Which makes the work of the American Prairie Reserve one of the biggest wildlife conservation stories today.

What I find interesting about this story, however, is not what they are trying to achieve.  Rather it is the social environment within which they are trying to achieve it.  This story does not involve government intervention, eminent domain, or an Eastern Establishment driving up property values.  Fair-market value is paid to willing sellers who are approached after they put their ranches up for sale.

Yet as reported by the New York Times, this conservation effort faces opposition from some ranchers in the area because … it does not conform to their vision of how the land ought to be used: cattle ranching.

This reminds me of similar conflicts that emerged in New England in the 1990s over logging and timber lands.  All such stories about the “legitimate” uses for large landscapes seems to involve similar questions.

Are there limits to private property rights that would allow neighbors to say to someone, “You cannot sell your land to this other person because they aren’t going to use it the way I think they should”?  It is easy to understand why one would not want to allow a new neighbor to build something that was destructive or dangerous on their land, but should rancher be able to say that a conservation group should not own land because they are practicing conservation?  Or a snowmobiler be able to say that a new landowner cannot post their land against snowmobiling?

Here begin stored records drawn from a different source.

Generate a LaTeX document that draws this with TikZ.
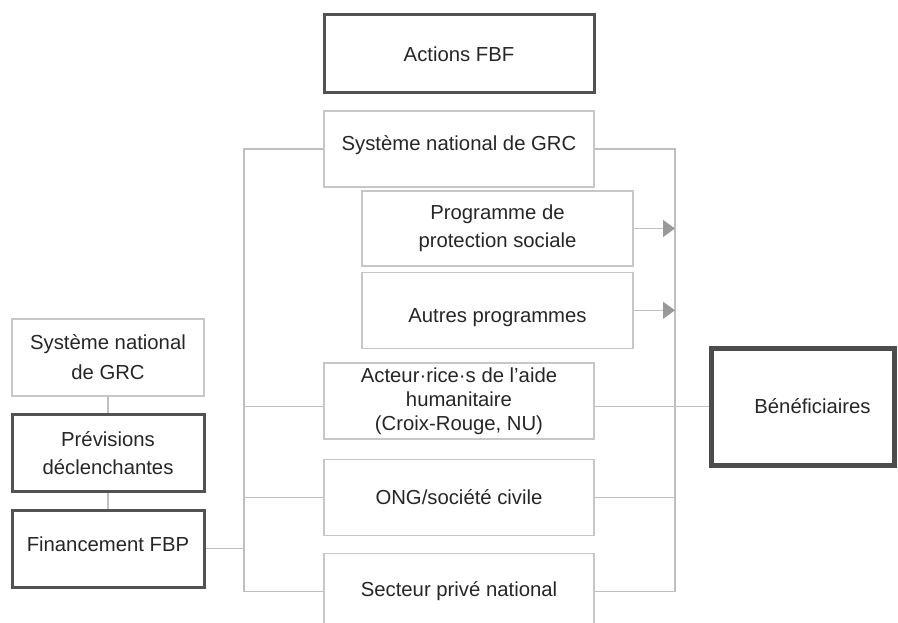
\documentclass[tikz,border=0pt]{standalone}
\usepackage{fontspec}
\setmainfont{Liberation Sans}
\usetikzlibrary{arrows.meta, positioning}

\begin{document}
\begin{tikzpicture}[x=1pt, y=-1pt,
    font=\fontsize{20.3}{28}\selectfont, text=black!85,
    org/.style={rectangle, draw=black!22, line width=1.3pt, align=center,
      minimum width=270pt, minimum height=76pt, inner sep=2pt},
    core/.style={org, draw=black!68, line width=3pt},
    goal/.style={org, draw=black!70, line width=5pt, minimum width=183pt, minimum height=117pt},
    side/.style={minimum width=192pt, minimum height=77pt},
    txt/.style={inner sep=0pt},
    ln/.style={draw=black!25, line width=1.3pt},
    ar/.style={ln, -{Triangle[length=12pt, width=17pt, color=black!40]}}]
  \useasboundingbox (0,0) rectangle (898,623);
  \coordinate (lb) at (244,0);
  \coordinate (rb) at (675,0);
  \node[core, minimum height=78pt] (act) at (459,54) {Actions FBF};
  \node[org, below=16pt of act] (natc) {};
  \node[txt, yshift=4pt] (natct) at (natc) {Système national de GRC};
  \node[org, minimum width=271pt, minimum height=75pt] (prog) at (497.5,228.5) {Programme de\\protection sociale};
  \node[org, minimum width=271pt, below=5pt of prog] (autres) {};
  \node[txt, yshift=-7pt] (autrest) at (autres) {Autres programmes};
  \node[org, font=\fontsize{20.3}{24}\selectfont] (hum) at (459,401) {Acteur·rice·s de l'aide\\humanitaire\\(Croix-Rouge, NU)};
  \node[org, below=19pt of hum] (ong) {ONG/société civile};
  \node[org, below=17pt of ong] (priv) {Secteur privé national};
  \node[org, side, font=\fontsize{20.3}{30}\selectfont] (lnat) at (108,357.5) {Système national\\de GRC};
  \node[core, side, below=16pt of lnat] (prev) {Prévisions\\déclenchantes};
  \node[core, side, below=16pt of prev] (fin) {};
  \node[txt, yshift=4pt] (fint) at (fin) {Financement FBP};
  \node[goal, xshift=-1pt] (ben) at (803.5,406.5) {};
  \node[txt, xshift=10pt] (bent) at (ben) {Bénéficiaires};
  % left bus
  \draw[ln] (natc.west) -| (lb |- priv) -- (priv.west);
  \draw[ln] (hum.west |- ben) -- (lb |- ben);
  \draw[ln] (ong.west) -- (lb |- ong);
  \draw[ln] (fin.east) -- (lb |- fin);
  \draw[ln] (lnat) -- (prev);
  \draw[ln] (prev) -- (fin);
  % right bus
  \draw[ln] (natc.east) -| (rb |- priv) -- (priv.east);
  \draw[ln] (ong.east) -- (rb |- ong);
  \draw[ln] (hum.east |- ben) -- (ben.west);
  \draw[ar] (prog.east) -- (rb |- prog);
  \draw[ar] (autres.east) -- (rb |- autres);
\end{tikzpicture}
\end{document}
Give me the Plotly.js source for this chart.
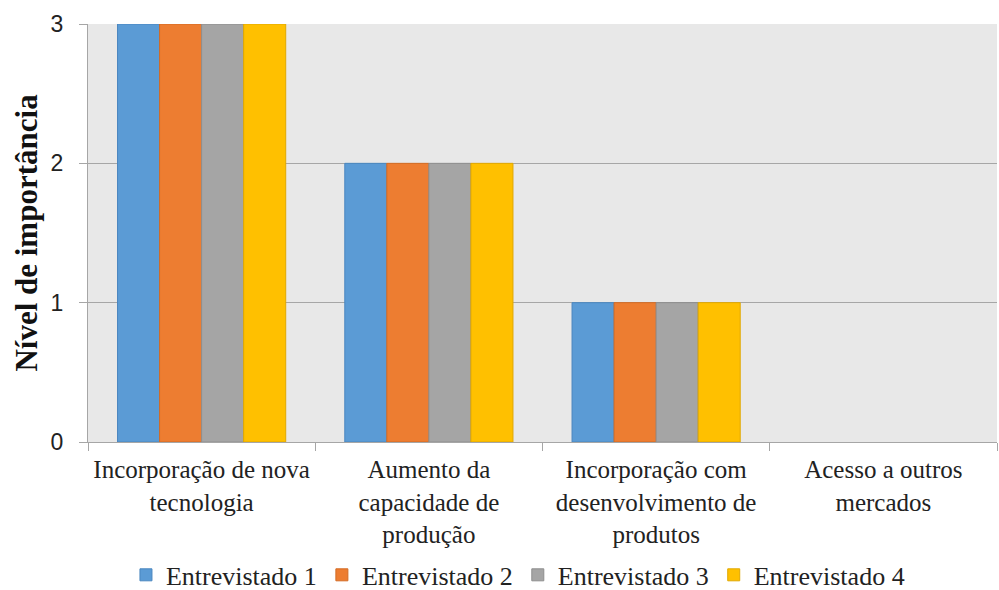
<!DOCTYPE html>
<html><head><meta charset="utf-8">
<script src="https://cdn.plot.ly/plotly-3.0.1.min.js"></script>
<style>html,body{margin:0;padding:0;background:#fff}#c{width:999px;height:590px}</style>
</head><body><div id="c"></div>
<script>
const categories = ["Incorporação de nova<br>tecnologia","Aumento da<br>capacidade de<br>produção","Incorporação com<br>desenvolvimento de<br>produtos","Acesso a outros<br>mercados"];
const seriesNames = ["Entrevistado 1","Entrevistado 2","Entrevistado 3","Entrevistado 4"];
const entrevistado1 = [3,2,1,0];
const entrevistado2 = [3,2,1,0];
const entrevistado3 = [3,2,1,0];
const entrevistado4 = [3,2,1,0];
const yTicks = [0,1,2,3];

const fills = ["#5B9BD5","#ED7D31","#A5A5A5","#FFC000"];
const borders = ["#4A86BF","#D36B24","#8E8E8E","#E0A800"];
const values = [entrevistado1,entrevistado2,entrevistado3,entrevistado4];
const traces = values.map((v,i)=>({
  type:'bar', x:categories, y:v, name:seriesNames[i],
  marker:{color:fills[i], line:{color:borders[i], width:v.map(val=>val===0?0:1)}}
}));
const serif = '"Liberation Serif","Times New Roman",serif';
const layout = {
  width:999, height:590,
  margin:{l:88,r:2,t:24,b:148, autoexpand:false},
  paper_bgcolor:'#ffffff', plot_bgcolor:'#e8e8e8',
  barmode:'group', bargap:0.26, bargroupgap:0,
  font:{family:serif, size:25, color:'#222'},
  xaxis:{type:'category', showline:true, linecolor:'#a6a6a6', linewidth:1,
    ticks:'outside', tickson:'boundaries', ticklen:8, tickcolor:'#a6a6a6',
    ticklabelstandoff:5,
    tickfont:{family:serif, size:25, color:'#222'},
    showgrid:false, automargin:false},
  yaxis:{range:[0,3], tickvals:yTicks, ticktext:yTicks.map(String),
    showgrid:true, gridcolor:'#a6a6a6', gridwidth:1,
    showline:true, linecolor:'#a6a6a6', ticks:'outside', ticklen:8, tickcolor:'#a6a6a6',
    ticklabelstandoff:11, automargin:false,
    tickfont:{family:'"Liberation Sans",Arial,sans-serif', size:23, color:'#222'},
    zeroline:false,
    title:{text:'<b>Nível de importância</b>', standoff:3,
      font:{family:serif, size:31, color:'#111'}}},
  legend:{orientation:'h', x:0.473, xanchor:'center', y:-0.318, yanchor:'middle',
    bgcolor:'rgba(0,0,0,0)',
    font:{family:serif, size:26, color:'#222'},
    itemwidth:30, tracegroupgap:0},
  showlegend:true
};
Plotly.newPlot('c', traces, layout, {displayModeBar:false, staticPlot:true});
</script></body></html>
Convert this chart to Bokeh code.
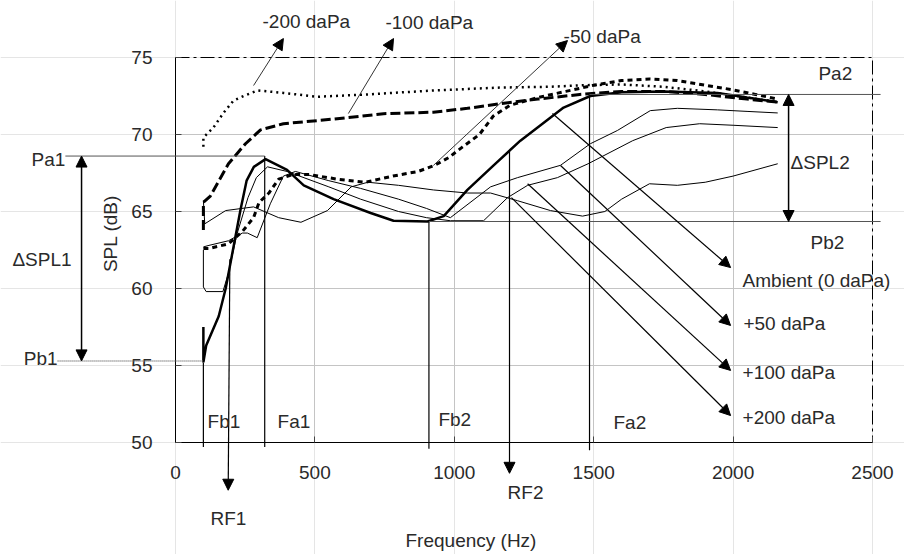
from bokeh.plotting import figure
from bokeh.models import (Range1d, FixedTicker, Arrow, NormalHead, Label, LinearAxis, Grid)
from bokeh.embed import file_html
from bokeh.resources import INLINE

# ---------------- data (Hz, dB) ----------------
freq_m200 = [100, 100, 136, 172, 208, 244, 294, 387, 509, 689, 925, 1166, 1345, 1463, 1600, 1750, 1900, 2050, 2160]
spl_m200 = [69.2, 69.8, 70.45, 71.4, 72.2, 72.5, 72.86, 72.7, 72.45, 72.6, 72.86, 73.05, 73.1, 73.2, 73.25, 73.1, 72.8, 72.4, 72.1]

freq_m100 = [100, 100, 125, 190, 251, 305, 387, 567, 746, 925, 1047, 1166, 1300, 1450, 1600, 1750, 1900, 2050, 2160]
spl_m100 = [63.8, 65.6, 66.0, 68.1, 69.4, 70.3, 70.7, 71.0, 71.35, 71.45, 71.7, 72.0, 72.3, 72.6, 72.8, 72.8, 72.6, 72.3, 72.1]

freq_m50 = [100, 120, 190, 240, 280, 300, 335, 370, 420, 480, 580, 680, 780, 870, 930, 980, 1030, 1090,
            1140, 1200, 1300, 1400, 1500, 1600, 1700, 1800, 1900, 2000, 2080, 2160]
spl_m50 = [62.6, 62.6, 62.9, 63.7, 64.6, 65.6, 66.2, 67.1, 67.4, 67.4, 67.1, 66.9, 67.3, 67.6, 68.0, 68.5, 69.2, 70.0,
           71.2, 71.9, 72.4, 72.8, 73.2, 73.5, 73.6, 73.5, 73.2, 72.9, 72.6, 72.3]

freq_amb = [100, 100, 110, 155, 180, 233, 255, 281, 323, 400, 460, 567, 700, 782, 904, 962, 1047, 1141, 1237,
            1392, 1488, 1600, 1750, 1944, 2050, 2160]
spl_amb = [57.5, 55.2, 56.3, 58.2, 60.0, 65.1, 67.0, 67.9, 68.4, 67.7, 66.7, 65.8, 64.9, 64.4, 64.35, 64.7, 66.4,
           68.0, 69.6, 71.75, 72.5, 72.75, 72.8, 72.7, 72.4, 72.1]

freq_p50 = [100, 120, 190, 240, 258, 293, 340, 387, 430, 550, 664, 800, 900, 986, 1130, 1227, 1381, 1488, 1585,
            1703, 1800, 1944, 2050, 2160]
spl_p50 = [62.7, 62.8, 63.1, 63.6, 63.6, 63.3, 65.5, 67.3, 67.6, 67.0, 66.5, 65.8, 65.2, 64.6, 66.6, 67.2, 68.0,
           69.4, 70.26, 71.55, 71.7, 71.6, 71.5, 71.4]

freq_p100 = [100, 100, 110, 170, 190, 220, 260, 290, 330, 400, 550, 664, 800, 900, 986, 1105, 1191, 1263, 1370,
             1480, 1640, 1760, 1880, 2000, 2160]
spl_p100 = [62.5, 60.1, 59.8, 59.8, 61.0, 63.5, 65.9, 67.2, 67.9, 67.6, 66.6, 65.8, 65.0, 64.6, 64.4, 64.4, 65.9,
            66.7, 67.2, 68.1, 69.6, 70.45, 70.7, 70.6, 70.45]

freq_p200 = [100, 105, 180, 280, 370, 450, 545, 630, 690, 800, 925, 1047, 1130, 1227, 1345, 1460, 1540, 1600,
             1700, 1800, 1900, 2000, 2100, 2160]
spl_p200 = [65.7, 64.2, 65.06, 65.3, 64.6, 64.3, 65.06, 66.6, 66.9, 66.7, 66.4, 66.2, 66.2, 65.7, 65.06, 64.7,
            65.0, 65.8, 66.8, 66.7, 66.9, 67.3, 67.8, 68.1]

# characteristic points
Fb1, Fa1, Fb2, Fa2 = 100, 320, 909, 1485
RF1, RF2 = 195, 1198
Pa1, Pb1, Pa2, Pb2 = 68.6, 55.3, 72.6, 64.35

x_ticks = [0, 500, 1000, 1500, 2000, 2500]
y_ticks = [50, 55, 60, 65, 70, 75]

FONT = "Liberation Sans"
FS = "19px"
TXT = "#2a2a2a"

W, H = 904, 554
# plot area inside the page (pixels): left, right, top, bottom
FL, FR, FT, FB = 175, 872, 57, 442
sx = (FR - FL) / (x_ticks[-1] - x_ticks[0])
sy = (FB - FT) / (y_ticks[-1] - y_ticks[0])
x_range = Range1d(x_ticks[0] - FL / sx, x_ticks[-1] + (W - FR) / sx)
y_range = Range1d(y_ticks[0] - (H - FB) / sy, y_ticks[-1] + FT / sy)

p = figure(width=W, height=H, output_backend="svg", toolbar_location=None,
           x_range=x_range, y_range=y_range, x_axis_location=None, y_axis_location=None,
           min_border=0, min_border_left=0, min_border_right=0, min_border_top=0, min_border_bottom=0)
p.background_fill_color = "white"
p.border_fill_color = "white"
p.outline_line_color = None

xt = FixedTicker(ticks=x_ticks)
yt = FixedTicker(ticks=y_ticks)
xax = LinearAxis(ticker=xt, fixed_location=y_ticks[0], bounds=(x_ticks[0], x_ticks[-1]))
yax = LinearAxis(ticker=yt, fixed_location=x_ticks[0], bounds=(y_ticks[0], y_ticks[-1]))
for ax in (xax, yax):
    ax.axis_line_color = "black"
    ax.axis_line_width = 1
    ax.major_tick_in = 6
    ax.major_tick_out = 0
    ax.major_tick_line_color = "#444444"
    ax.minor_tick_line_color = None
    ax.major_label_text_font = FONT
    ax.major_label_text_font_size = FS
    ax.major_label_text_color = TXT
    ax.major_label_standoff = 23

# grid (inner lines only)
gx_ticks = x_ticks[1:-1]
gy_ticks = y_ticks[1:-1]
if "cross_bounds" in Grid.properties():
    p.add_layout(Grid(dimension=0, ticker=FixedTicker(ticks=gx_ticks), bounds=(x_ticks[0], x_ticks[-1]),
                      cross_bounds=(y_ticks[0], y_ticks[-1]), grid_line_color="#c4c4c4"))
    p.add_layout(Grid(dimension=1, ticker=FixedTicker(ticks=gy_ticks), bounds=(y_ticks[0], y_ticks[-1]),
                      cross_bounds=(x_ticks[0], x_ticks[-1]), grid_line_color="#c4c4c4"))
else:
    p.segment(x0=gx_ticks, x1=gx_ticks, y0=[y_ticks[0]] * len(gx_ticks), y1=[y_ticks[-1]] * len(gx_ticks),
              line_color="#c4c4c4", line_width=1)
    p.segment(x0=[x_ticks[0]] * len(gy_ticks), x1=[x_ticks[-1]] * len(gy_ticks), y0=gy_ticks, y1=gy_ticks,
              line_color="#c4c4c4", line_width=1)

# dash-dot top and right border of the plot area
p.line([x_ticks[0], x_ticks[-1], x_ticks[-1]], [y_ticks[-1], y_ticks[-1], y_ticks[0]],
       line_color="black", line_width=1, line_dash="14 4 3 4")

p.add_layout(xax, "below")
p.add_layout(yax, "left")

# curves
p.line(freq_p200, spl_p200, line_color="black", line_width=1)
p.line(freq_p100, spl_p100, line_color="black", line_width=1)
p.line(freq_p50, spl_p50, line_color="black", line_width=1)
p.line(freq_m200, spl_m200, line_color="black", line_width=2.5, line_dash="2 4")
p.line(freq_m100, spl_m100, line_color="black", line_width=3, line_dash="10 4")
p.line(freq_m50, spl_m50, line_color="black", line_width=3, line_dash="5 4")
p.line(freq_amb, spl_amb, line_color="black", line_width=2.5)


def seg(x0, y0, x1, y1, color="black", width=1.0, dash="solid", start=False, end=False):
    def head():
        return NormalHead(size=11, fill_color="black", line_color="black", line_width=1)
    p.add_layout(Arrow(x_start=x0, y_start=y0, x_end=x1, y_end=y1, line_color=color, line_width=width,
                       line_dash=dash, start=head() if start else None, end=head() if end else None))


# marker verticals
seg(Fb1, 55.2, Fb1, 49.7, width=1.2)
seg(Fa1, Pa1, Fa1, 49.7, width=1.2)
seg(Fb2, Pb2, Fb2, 49.6, width=1.2)
seg(Fa2, Pa2, Fa2, 49.5, width=1.2)
# level lines
seg(-395, Pa1, Fa1, Pa1, color="#555555", width=1)
seg(-423, Pb1, Fb1, Pb1, color="#777777", width=1.5, dash="1 1")
seg(Fa2, Pa2, 2529, Pa2, color="#555555", width=1)
seg(Fb2, Pb2, 2529, Pb2, color="#555555", width=1)
# delta arrows
seg(-337, Pa1, -337, Pb1, width=1.5, start=True, end=True)
seg(2199, Pa2, 2199, Pb2, width=1.5, start=True, end=True)
# resonance arrows
seg(RF1, 61.9, RF1 - 6, 46.9, width=1.2, end=True)
seg(RF2, 69.0, RF2, 48.0, width=1.2, end=True)
# label arrows, top
seg(280, 73.18, 387, 76.23, color="#333333", end=True)
seg(620, 71.36, 782, 76.23, color="#333333", end=True)
seg(925, 67.99, 1406, 76.1, color="#333333", end=True)
# label arrows, right
seg(1352, 71.36, 1991, 61.36, width=1.2, end=True)
seg(1381, 67.99, 1991, 57.6, width=1.2, end=True)
seg(1263, 66.8, 1991, 54.68, width=1.2, end=True)
seg(1205, 65.9, 1991, 51.75, width=1.2, end=True)


def lab(x, y, t, align="left", angle=0.0):
    p.add_layout(Label(x=x, y=y, text=t, text_font=FONT, text_font_size=FS, text_color=TXT,
                       text_align=align, text_baseline="middle", angle=angle))


lab(312, 77.34, "-200 daPa")
lab(753, 77.27, "-100 daPa")
lab(1392, 76.36, "-50 daPa")
lab(2306, 73.96, "Pa2")
lab(2206, 68.18, "ΔSPL2")
lab(2278, 62.99, "Pb2")
lab(2034, 60.52, "Ambient (0 daPa)")
lab(2037, 57.73, "+50 daPa")
lab(2034, 54.55, "+100 daPa")
lab(2034, 51.62, "+200 daPa")
lab(115, 51.36, "Fb1")
lab(366, 51.36, "Fa1")
lab(943, 51.49, "Fb2")
lab(1571, 51.3, "Fa2")
lab(190, 45.06, "RF1", align="center")
lab(1191, 46.75, "RF2")
lab(825, 43.64, "Frequency (Hz)")
lab(-233, 63.57, "SPL (dB)", align="center", angle=1.5708)
lab(-395, 68.38, "Pa1", align="right")
lab(-423, 55.45, "Pb1", align="right")
lab(-585, 61.88, "ΔSPL1")

open("out.html", "w").write(file_html(p, INLINE))
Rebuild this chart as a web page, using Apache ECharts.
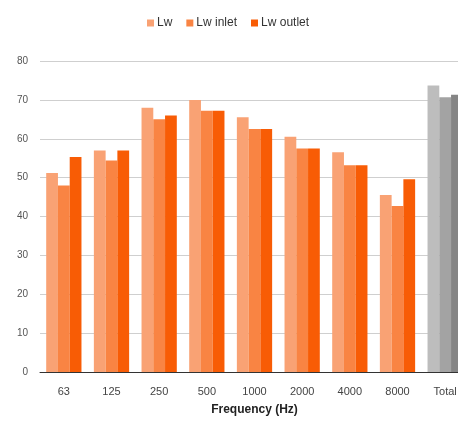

On what basis can those who believe in a particular cultural narrative of place claim that their narrative is the most important?  It’s understandable that ranchers who want to continue ranching should expect to be able to continue ranching on their land.  But what gives ranching primacy over other cultural narratives, such as those held by Native Americans who lived there before the ranchers?

And what constitutes the “place” being considered?  An individual ranch?  A single valley? A 20-million acre prairie?  As spatial scale increases, so too does the opportunity for and challenges of diverse cultural narratives to come together —  woven together either collaboratively or in conflict.

This really isn’t just a story about Montana or ranching or bison.  It’s a story about landscape-scale conservation planning everywhere and the role of social identity in shaping the cultural narrative that is used to describe a place.  How we learn — or don’t learn — to unpackage those issues will determine how successful conservation will be in the 21st century and beyond.